Worm-Composting
Worm Castings Are Black Gold



Worm-composting with worm-bins turns kitchen scraps to gold. For nutrient rich humus, vermiculture is a subject you may definitely want to check out.



We generate so much kitchen waste, why not put it to good use?

Earth-worms can generate a ton of worm castings and worm tea that is excellent for your garden.

It doesn't take much in the way of supplies to become involved with vermiculture, which is the correct title given to the world of worm compost. You need a few simple supplies to get started at it.

Who knows? You may want to get involved in worm farms and raising worms for sale.


You need bedding for the worm beds, water, kitchen scraps, and worm-bins or containers of some kind.

Bins can be made out of wood, but plastic storage containers are a good idea. They are readily available, and they come in a variety of sizes.

Containers should be no deeper than 1 foot. Any more than that, and a smell could develop.

They can be 2 feet in width, and as much as three feet in length. Be sure to drill some holes in the bottom to allow liquids to drain, and for the air to be able to circulate underneath.

It would be wise to have the bin elevated up off of the ground as well.

The drippings from the bottom is where the worm tea will come from, so be sure to collect it in a tray or pail.


Bedding for worm-composting has be kept full of moisture.

Shredded newspaper is perfect, as is thin computer paper. No matter what size of the bin, the bedding should fill 2/3 of the box. This is where the worms will live.

Before the worms are placed inside, water down the bedding thoroughly, and then remove the excess moisture. Fluff it up, and add the worms.

The red worm is the best.

They can be purchased at bait shops, and are suited to existing in bins.
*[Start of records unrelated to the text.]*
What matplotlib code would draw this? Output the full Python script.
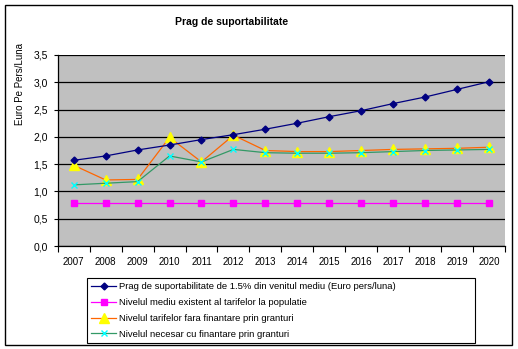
import matplotlib
matplotlib.use("Agg")
import matplotlib.pyplot as plt
from matplotlib.ticker import FixedLocator, FuncFormatter
from matplotlib.patches import Rectangle

years = [str(y) for y in range(2007, 2021)]
prag = [1.57, 1.65, 1.76, 1.85, 1.95, 2.04, 2.14, 2.25, 2.37, 2.48, 2.61, 2.73, 2.87, 3.01]
existent = [0.78] * 14
fara_granturi = [1.48, 1.21, 1.22, 1.99, 1.54, 2.03, 1.75, 1.73, 1.73, 1.75, 1.77, 1.78, 1.79, 1.81]
cu_granturi = [1.12, 1.15, 1.18, 1.65, 1.54, 1.77, 1.71, 1.70, 1.70, 1.71, 1.73, 1.75, 1.76, 1.77]

labels = [
    "Prag de suportabilitate de 1.5% din venitul mediu (Euro pers/luna)",
    "Nivelul mediu existent al tarifelor la populatie",
    "Nivelul tarifelor fara finantare prin granturi",
    "Nivelul necesar cu finantare prin granturi",
]

plt.rcParams["font.family"] = ["Liberation Sans", "DejaVu Sans"]

W, H = 518, 349
fig = plt.figure(figsize=(W / 100, H / 100), dpi=100)
fig.patch.set_facecolor("white")
fig.add_artist(Rectangle((5 / W, 1 - 345 / H), 507 / W, 340 / H, transform=fig.transFigure,
                         fill=False, edgecolor="black", linewidth=1.0))

ax = fig.add_axes([57.7 / W, 1 - 246 / H, (505 - 57.7) / W, (246 - 55) / H])
ax.set_facecolor("#C0C0C0")
x = list(range(len(years)))

ax.plot(x, prag, color="#000080", marker="D", markersize=3.5, linewidth=0.9,
        markerfacecolor="#000080", markeredgecolor="#000080", label=labels[0], zorder=5)
ax.plot(x, existent, color="#FF00FF", marker="s", markersize=5, linewidth=0.9,
        markerfacecolor="#FF00FF", markeredgecolor="#FF00FF", label=labels[1], zorder=4)
ax.plot(x, fara_granturi, color="#FF6600", marker="^", markersize=7, linewidth=0.9,
        markerfacecolor="#FFFF00", markeredgecolor="#FFFF00", label=labels[2], zorder=3)
ax.plot(x, cu_granturi, color="#339966", marker="x", markersize=5, linewidth=0.9,
        markeredgecolor="#00FFFF", markeredgewidth=1.0, label=labels[3], zorder=6)

ax.set_xlim(-0.5, len(years) - 0.5)
ax.set_ylim(0, 3.5)
ax.yaxis.set_major_locator(FixedLocator([i * 0.5 for i in range(8)]))
ax.yaxis.set_major_formatter(FuncFormatter(lambda v, p: f"{v:.1f}".replace(".", ",")))
ax.grid(axis="y", color="black", linewidth=0.9)
ax.set_axisbelow(True)

ax.set_xticks([i - 0.5 for i in range(len(years) + 1)])
ax.set_xticklabels([])
ax.set_xticks(x, minor=True)
ax.set_xticklabels(years, minor=True)
ax.tick_params(axis="x", which="major", direction="out", length=4, width=0.8)
ax.tick_params(axis="x", which="minor", length=0, pad=8, labelsize=7)
ax.tick_params(axis="y", direction="out", length=3, width=0.8, labelsize=7.5, pad=4)

for side in ["top", "right"]:
    ax.spines[side].set_visible(False)
ax.spines["left"].set_color("black")
ax.spines["bottom"].set_color("black")
ax.spines["left"].set_linewidth(0.9)
ax.spines["bottom"].set_linewidth(0.9)

fig.text(232 / W, 1 - 22 / H, "Prag de suportabilitate", ha="center", va="center",
         fontsize=7.5, fontweight="bold")
fig.text(20 / W, 1 - 84 / H, "Euro Pe Pers/Luna", ha="center", va="center",
         rotation=90, fontsize=7)

leg = fig.legend(loc="upper left", bbox_to_anchor=(87 / W, 1 - 278 / H, 388 / W, 0),
                 mode="expand", fontsize=6.8,
                 frameon=True, fancybox=False, edgecolor="black", framealpha=1,
                 borderpad=0.45, labelspacing=0.72, handlelength=2.6, handletextpad=0.3,
                 borderaxespad=0)
leg.get_frame().set_linewidth(0.8)

fig.savefig("out.png", dpi=100)
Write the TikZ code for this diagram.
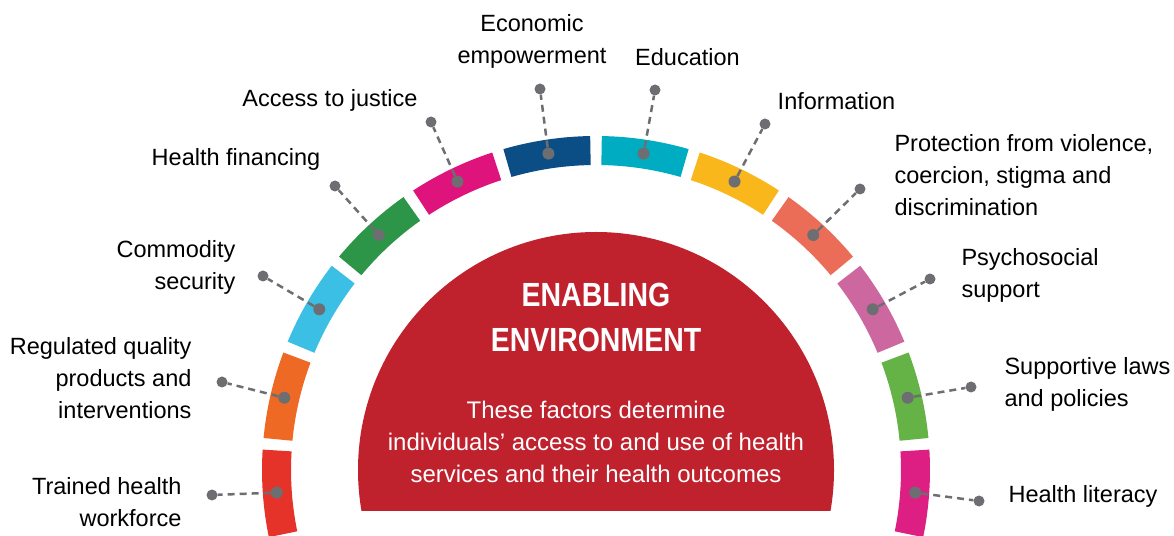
\documentclass[tikz,border=0pt]{standalone}
\usepackage{fontspec}
\setmainfont{Liberation Sans}
\newfontfamily\condfont{Liberation Sans}[FakeStretch=0.85]

\definecolor{segA}{HTML}{E63329}
\definecolor{segB}{HTML}{EE6A24}
\definecolor{segC}{HTML}{3CBFE4}
\definecolor{segD}{HTML}{2C9548}
\definecolor{segE}{HTML}{DE137C}
\definecolor{segF}{HTML}{0B4D85}
\definecolor{segG}{HTML}{00ACC1}
\definecolor{segH}{HTML}{F9B71B}
\definecolor{segI}{HTML}{EB6D58}
\definecolor{segJ}{HTML}{CD67A0}
\definecolor{segK}{HTML}{65B346}
\definecolor{segL}{HTML}{DD1F84}
\definecolor{enred}{HTML}{BF212D}
\definecolor{dotgray}{HTML}{6D6E71}

\begin{document}
\begin{tikzpicture}[x=1pt, y=1pt,
    lead/.style={draw=dotgray, line width=2.5pt, dash pattern=on 7pt off 5pt},
    pin/.style={circle, fill=dotgray, inner sep=0pt, minimum size=11pt},
    lbl/.style={font=\fontsize{23.5}{32}\selectfont, text=black}]

    \useasboundingbox (0,0) rectangle (1174,535);
    \clip (0,0) rectangle (1174,535);
    \coordinate (ctr) at (596,65);

    % ring of twelve factors
    \foreach \c [count=\i] in {segA,segB,segC,segD,segE,segF,segG,segH,segI,segJ,segK,segL}
    {
        \pgfmathsetmacro{\m}{192.6-17.1*(\i-0.5)}
        \pgfmathsetmacro{\a}{\m+7.55}
        \pgfmathsetmacro{\b}{\m-7.55}
        \fill[\c, shift={(ctr)}] (\a:334) arc[start angle=\a, end angle=\b, radius=334]
            -- (\b:305) arc[start angle=\b, end angle=\a, radius=305] -- cycle;
        \coordinate (in\i) at ([shift={(\m:320)}]ctr);
    }

    % centre
    \begin{scope}
        \clip (300,25) rectangle (900,320);
        \fill[enred] (ctr) circle[radius=238];
    \end{scope}
    \node[font=\condfont\bfseries\fontsize{33.5}{45}\selectfont, text=white, align=center]
        (title) at (596,217.5) {ENABLING\\ENVIRONMENT};
    \node[font=\fontsize{24}{32}\selectfont, text=white, align=center]
        (sub) at (596,93) {These factors determine\\individuals’ access to and use of health\\services and their health outcomes};

    % labels
    \node[lbl, anchor=east, align=right] (trained) at (185,33) {Trained health\\workforce};
    \node[lbl, anchor=east, align=right] (quality) at (195,157) {Regulated quality\\products and\\interventions};
    \node[lbl, anchor=east, align=right] (commodity) at (239,267.5) {Commodity\\security};
    \node[lbl] (financing) at (236,376) {Health financing};
    \node[lbl] (justice) at (330,435) {Access to justice};
    \node[lbl, align=center] (economic) at (532,494) {Economic\\empowerment};
    \node[lbl] (education) at (687.5,478) {Education};
    \node[lbl] (information) at (836.5,434) {Information};
    \node[lbl, anchor=west, align=left] (protection) at (891,360) {Protection from violence,\\coercion, stigma and\\discrimination};
    \node[lbl, anchor=west, align=left] (psycho) at (958,260) {Psychosocial\\support};
    \node[lbl, anchor=west, align=left] (laws) at (1001,151) {Supportive laws\\and policies};
    \node[lbl, anchor=west] (literacy) at (1005,39) {Health literacy};

    % leaders
    \foreach \i/\ox/\oy in {1/212/40, 2/222/153, 3/263/259, 4/335/349, 5/431/413, 6/540/446,
                            7/655/445, 8/765/411, 9/860/346, 10/930/256, 11/971/148, 12/979/34}
    {
        \node[pin] (out\i) at (\ox,\oy) {};
        \node[pin, minimum size=12pt] (dot\i) at (in\i) {};
        \draw[lead] (dot\i) -- (out\i);
    }
\end{tikzpicture}
\end{document}
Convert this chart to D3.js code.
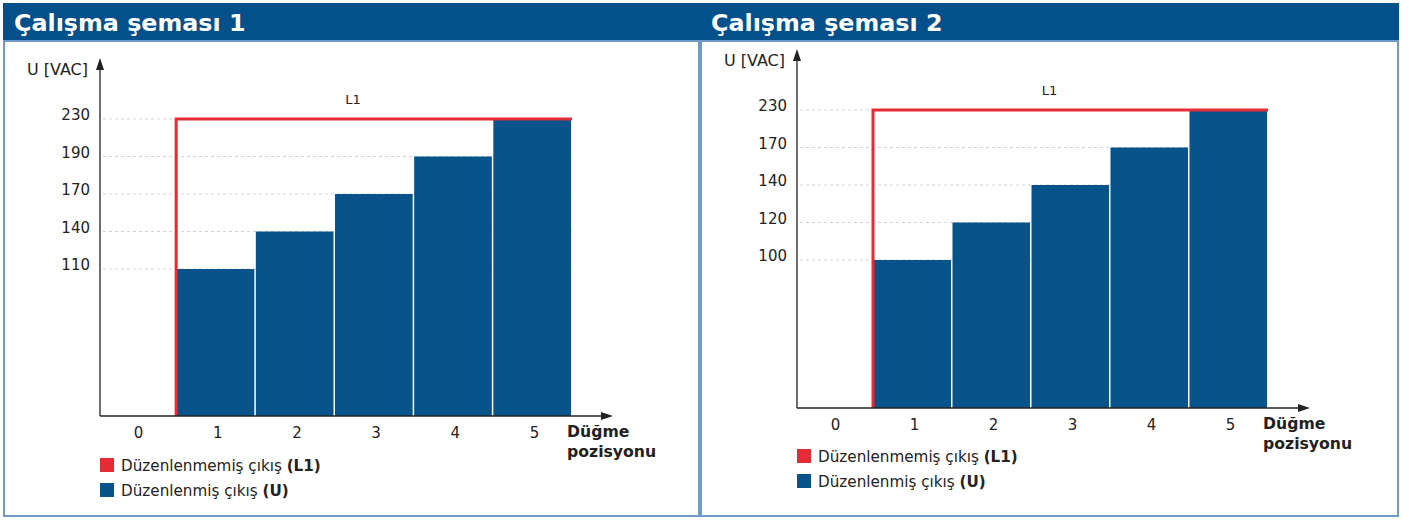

Most other types of worms need different environments to survive.

We had relatives years ago who kept worm bins and they were sold commercially. This is not the same thing I know, but I always remember as a kid seeing the bins piled sky-high in a walk-in cooler in the basement.

Temperature was very important, and for good reason depending upon the kind of worms they were raising.


Once you have the worm bedding ready, scatter a number of worms over top.

Let them burrow down into it, and then scatter your kitchen waste over top. The worms will come to the surface to feed.




GOOD KITCHEN WASTE
crushed egg shells
coffee grounds
vegetable and fruit peelings
tea bags
starches


Some people even throw in very minimal amounts of fat and meat. Some think it should be avoided altogether. Personally, I would keep those items to a minimum.


This Video on Worm Composting is courtesy of "The Compost Guy" at Youtube, and he knows his stuff. Take a look.




As the worms digest the scraps, worm castings will form. They can be gathered by hand and scattered over potted plants and/or mixed with potting soil.

You can work them into your flower or vegetable gardens, and you can never use too much. These castings are the "gold" you are looking for as the result of your worm compost efforts.

As the castings are removed, add more damp bedding.

Remember, the worms are digesting this bedding as well, and it must be replaced. It serves as their protection from the light. Worms are extremely light-sensitive.

Tips to Producing Good Worm-Composting Results

Provide Good Ventilation

Do Not Close the Lid on a Plastic Container

Have a Lid on an Outdoor Wooden Container

Catch the Liquid that Seeps Out and Fertilize with it

Add Scraps Slowly

If Odor is Detected, Cut Back on Scraps

Use More Vegetables and Less Fruit

Temperatures Cannot be Below Freezing

Temperatures Should Not go Above 72F

Keep Your Worms "In The Dark"

Do Not Treat Your Worm-Compost as a Garbage Can for "Anything"

Do Not Add Garden Soil

Do Not Add Manure

Do Not use Insecticides; Insecticides Will Kill the Worms

Worm Composters are not Litter Boxes - Ammonia Kills

Lastly, there are some pests that would not be good for your bins.

You certainly do not want ants or fruit flies to name a few near your worm composter. You can purchase traps to place around your worm-bins.

Your Nursery Garden staff, or anyone associated with Vermiculture are sure to be able to assist you.

Keep in mind, there are different opinions as to the best way to start worm-composting. I think this is an overall good idea of how it generally works, and generates great nutrition for your gardens.